Spreadex Fined Again By Gambling Commission
The Gambling Commission (UKGC) has told Spreadex to pay a £2 million fine over social responsibility and money laundering failures.

Spreadex will have to pay a £2 million fine to the UKGC. © Ibrahim Rifath, Unsplash
Key Facts:
- Spreadex will also have to undergo a third-party audit
- Issues were uncovered in a 2023 compliance check by UKGC
- Failings relate to its Gambling Commission licence to offer casino and fixed odds betting
- Spreadex also offers users a chance to try spread betting
Spreadex was found during a compliance audit carried out in July 2023 to be failing in a number of key areas.
This is the second time Spreadex has received such a fine after it was ordered to pay a £1.36 million regulatory settlement for social responsibility and anti-money laundering failures in 2022.

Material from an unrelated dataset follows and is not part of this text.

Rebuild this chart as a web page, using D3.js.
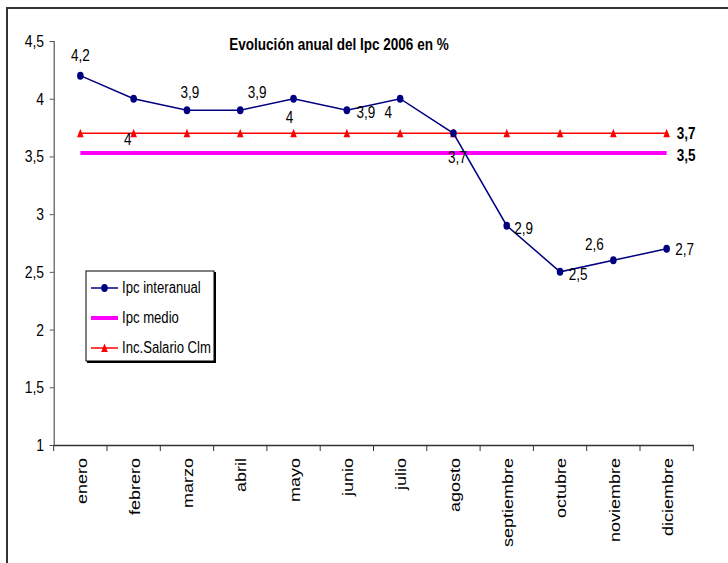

The betting brand offers a fixed-odds sportsbook alongside spread betting markets.
Spreadex was found to have repeated the same checks on the site’s customers without stepping up the levels of scrutiny when their risk level increased due to significantly larger deposits or gambling activity.
One customer hit a daily deposit limit of £3,340 12 times over a period of 14 days but did not have checks carried out to ensure they were not potentially suffering gambling-related harm.
Managing Cross-Channel Usage
UKGC’s head of enforcement, John Pierce, said it was “unacceptable” that Spreadex had been found to have such failings for the second time.
Pierce highlighted problems caused by Spreadex offering different products – spread betting and fixed-odds sports markets – that are checked over by two different regulators.
He said in a UKGC statement: “The operator placed undue reliance on customer assurances about the source of funds, rather than obtaining evidence from independent and verifiable sources, as we would expect. Operators must not only implement and maintain robust anti-money laundering policies, procedures, and controls, but also act swiftly in response to any indicators of suspicious activity.”
“During the review, it was found that one customer, showing markers of harm, was using products across areas overseen by two different regulators. As the gambling regulator, we stress the importance of licensees understanding and managing cross-channel usage in their anti-money laundering and social responsibility policies.”
Pierce noted UKGC collaborated with the Financial Conduct Authority on the investigation.
He added: “This is particularly critical when there are concerns regarding a customer’s gambling activity from an AML or social responsibility perspective.
“The ability to assess customer risk in a holistic manner is essential for effective risk management and is an expected practice.”
Source Of Funds Information
UKGC found Spreadex’s anti-money laundering policies, procedures and controls were not appropriate to prevent problems.
The regulator said Spreadex relied too closely on customers’ self-reported financial position and did not require them to provide any source of funds (SOF) information to the company.
Spreadex was also found to have allowed one of its new customers to open an account and deposit in the region of £64,000 within a short period of time
The company did not request SOF information and the customer went on to lose around £50,000 within one month of registering for an account on the site.
Spreadex’s money laundering and terrorist financing risk assessment also failed to consider key customer, product, geographic and payment risks as detailed in UKGC guidance.